Fashions in science and policy? The case of systems biology
Since 2000 systems biology has emerged as a new field in the life sciences, claiming to revolutionise biology and medicine. While the Human Genome Project and subsequent reductionist –omics approaches produce masses of data on key molecules in living cells, systems biology aims to shift towards a more holistic mind-set, focussing on interactions to discover life’s universal principles and laws. The integration of data in mathematical models of life currently targets single-cell organisms – such as yeast – and human organs, including heart and liver. Ultimately, it is envisioned to lead to the creation of a virtual human, while advancing systems medicine by making healthcare personalised, predictive, preventive, and participatory (P4 medicine).

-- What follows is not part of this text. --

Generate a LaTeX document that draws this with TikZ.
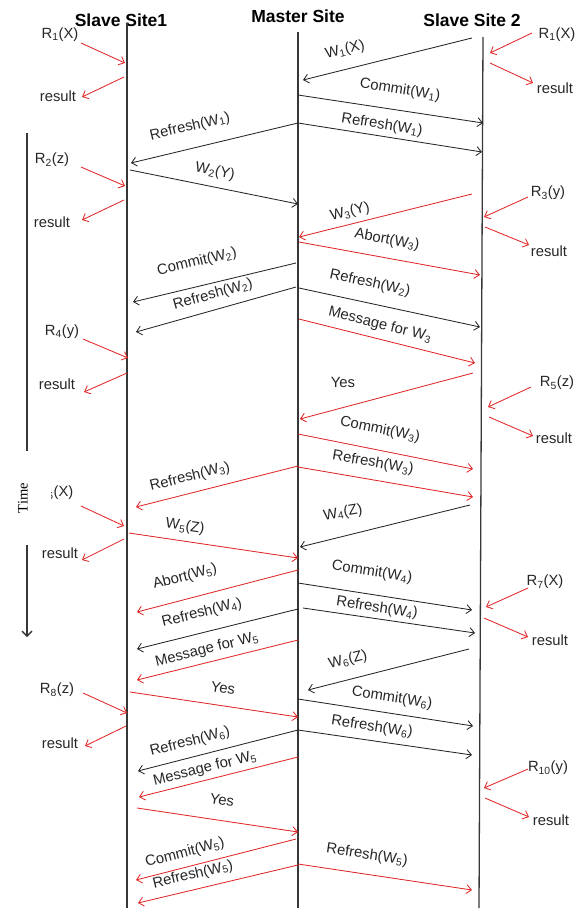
\documentclass[tikz,border=0pt]{standalone}
\usepackage{fontspec}
\setmainfont{Liberation Sans}
\newfontfamily\timesf{Liberation Serif}
\usetikzlibrary{arrows.meta}
\definecolor{myred}{RGB}{225,40,40}
\definecolor{lifec}{RGB}{55,55,55}
\newcommand\lo[1]{\textsubscript{#1}}
\newcommand\msg[7]{\coordinate (#1a) at (#2); \coordinate (#1b) at (#3);
  \draw[#4] (#1a) -- (#1b);
  \node[lbl,rotate=#6] (#1l) at (#5) {#7};}
\newcommand\cli[5]{\node[lbl] (#1l) at (#2) {#3};
  \coordinate (#1a) at (#4); \coordinate (#1b) at (#5);
  \draw[rd] (#1a) -- (#1b);}
\begin{document}
\begin{tikzpicture}[x=1pt,y=-1pt,
  arr/.style={-{Straight Barb[length=5pt,width=9pt]}, line width=0.85pt},
  blk/.style={arr, draw=black!85},
  rd/.style={arr, draw=myred},
  lbl/.style={font=\fontsize{14.8}{17}\selectfont, inner sep=0pt, text=black!85},
  hdr/.style={font=\fontsize{17.5}{20}\selectfont\bfseries, inner sep=0pt},
  life/.style={draw=lifec, line width=1.3pt}]
\useasboundingbox (0,0) rectangle (584,910);
% headers
\node[hdr,anchor=base] (h1) at (121,26) {Slave Site1};
\node[hdr,anchor=base] (h2) at (298,23) {Master Site};
\node[hdr,anchor=base] (h3) at (472,27) {Slave Site 2};
% lifelines
\coordinate (s1t) at (127,23); \coordinate (s1b) at (127,908);
\coordinate (mt) at (298,32); \coordinate (mb) at (298,908);
\coordinate (s2t) at (483,37); \coordinate (s2b) at (479,908);
\draw[life] (s1t) -- (s1b);
\draw[life] (mt) -- (mb);
\draw[life] (s2t) -- (s2b);
% time axis
\coordinate (ta) at (27,133); \coordinate (td) at (27,637);
\draw[line width=1.3pt, draw=lifec, -{Straight Barb[length=5pt,width=10pt]}] (ta) -- (td);
% messages
\msg{m1}{472,38}{303,80}{blk}{345,50}{14}{W\lo{1}(X)}
\msg{m2}{298,95}{483,123}{blk}{400,90}{-8.6}{Commit(W\lo{1})}
\msg{m3}{298,123}{482,152}{blk}{382,125}{-9}{Refresh(W\lo{1})}
\msg{m4}{298,123}{131,163}{blk}{190,127}{13.5}{Refresh(W\lo{1})}
\msg{m5}{130,170}{298,204}{blk}{215,172}{-11.4}{W\lo{2}(Y)}
\msg{m6}{472,194}{299,237}{rd}{350,212}{14}{W\lo{3}(Y)}
\msg{m7}{299,242}{480,275}{rd}{387,240}{-10.3}{Abort(W\lo{3})}
\msg{m8}{296,263}{133,302}{blk}{197,262}{13.5}{Commit(W\lo{2})}
\msg{m9}{299,288}{480,327}{blk}{370,283}{-12}{Refresh(W\lo{2})}
\msg{m10}{296,287}{136,332}{blk}{213,295}{15.7}{Refresh(W\lo{2})}
\msg{m11}{299,319}{475,363}{rd}{380,325}{-14}{Message for W\lo{3}}
\msg{m12}{473,373}{300,419}{rd}{343,382}{0}{Yes}
\msg{m13}{298,434}{473,469}{rd}{380,430}{-11.3}{Commit(W\lo{3})}
\msg{m14}{298,467}{473,497}{rd}{373,463}{-9.7}{Refresh(W\lo{3})}
\msg{m15}{298,466}{136,507}{rd}{190,477}{14}{Refresh(W\lo{3})}
\msg{m16}{470,505}{300,547}{blk}{343,513}{10}{W\lo{4}(Z)}
\msg{m17}{129,533}{298,558}{rd}{185,527}{-8.4}{W\lo{5}(Z)}
\msg{m18}{298,570}{137,612}{rd}{185,577}{14.6}{Abort(W\lo{5})}
\msg{m19}{298,583}{472,610}{blk}{372,572}{-8.8}{Commit(W\lo{4})}
\msg{m20}{303,608}{475,633}{blk}{377,608}{-8.3}{Refresh(W\lo{4})}
\msg{m21}{298,609}{137,649}{blk}{202,613}{14}{Refresh(W\lo{4})}
\msg{m22}{298,640}{137,680}{rd}{207,650}{14}{Message for W\lo{5}}
\msg{m23}{469,649}{308,690}{blk}{348,660}{14}{W\lo{6}(Z)}
\msg{m24}{130,692}{298,717}{rd}{223,688}{-8.5}{Yes}
\msg{m25}{298,699}{473,726}{blk}{392,698}{-8.8}{Commit(W\lo{6})}
\msg{m26}{298,730}{472,755}{blk}{372,727}{-8.2}{Refresh(W\lo{6})}
\msg{m27}{298,730}{138,771}{blk}{190,742}{14.4}{Refresh(W\lo{6})}
\msg{m28}{298,757}{139,797}{rd}{205,769}{14}{Message for W\lo{5}}
\msg{m29}{137,808}{298,832}{rd}{222,800}{-8.5}{Yes}
\msg{m30}{296,839}{136,880}{rd}{185,853}{14.4}{Commit(W\lo{5})}
\msg{m31}{298,865}{138,903}{rd}{193,875}{13.4}{Refresh(W\lo{5})}
\msg{m32}{298,864}{472,890}{rd}{367,855}{-8.5}{Refresh(W\lo{5})}
% client requests, slave site 1
\cli{a1}{60,35}{R\lo{1}(X)}{81,43}{125,63}
\cli{a2}{58,96}{result}{124,77}{82,97}
\cli{a3}{52,160}{R\lo{2}(z)}{81,167}{125,186}
\cli{a4}{52,222}{result}{124,200}{82,220}
\cli{a5}{62,332}{R\lo{4}(y)}{83,339}{128,358}
\cli{a6}{57,384}{result}{127,373}{84,392}
\cli{a7}{55,493}{R\lo{6}(X)}{81,506}{124,526}
\cli{a8}{60,553}{result}{124,539}{82,560}
\cli{a9}{57,690}{R\lo{8}(z)}{83,693}{127,713}
\cli{a10}{60,743}{result}{126,726}{85,746}
% client requests, slave site 2
\cli{b1}{557,35}{R\lo{1}(X)}{532,33}{490,53}
\cli{b2}{555,88}{result}{490,63}{533,83}
\cli{b3}{548,193}{R\lo{3}(y)}{528,197}{484,217}
\cli{b4}{549,251}{result}{485,227}{529,245}
\cli{b5}{557,383}{R\lo{5}(z)}{531,387}{488,407}
\cli{b6}{554,438}{result}{489,417}{533,436}
\cli{b7}{545,582}{R\lo{7}(X)}{528,588}{486,607}
\cli{b8}{550,640}{result}{484,618}{528,637}
\cli{b9}{548,768}{R\lo{10}(y)}{528,769}{484,788}
\cli{b10}{551,820}{result}{485,798}{529,817}
% time label (covers part of the axis and of a label)
\node[rotate=90, fill=white, inner sep=0pt, minimum width=94pt, minimum height=56pt,
      font=\timesf\fontsize{14.5}{16}\selectfont] (time) at (23,498) {Time};
\end{tikzpicture}
\end{document}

In this paper I reflect on the ways in which we can understand the rise of systems biology. If it is a fashion, it is one with epistemic significance. Building on work by Frickel and Gross (2005) I will argue that systems biology can be seen as a Social Intellectual Movement, which brings researchers from different disciplines and countries together. While analysing the entanglement of epistemic and social transformations, special attention will be given to different local and national patterns of emergence – from modelling yeast in Manchester to the creation of the German virtual liver. I will show how some strong, globally dispersed centres, have been able to effectively influence science policy, raising funds to build human capacity, organisations and infrastructures, and creating an international network. However, while the short-term dynamics of contemporary research funding in some ways allowed systems biology to become big in a relatively quick time, now science policy and funding are moving to the next frontier leaving the future of systems biology hanging in the balance.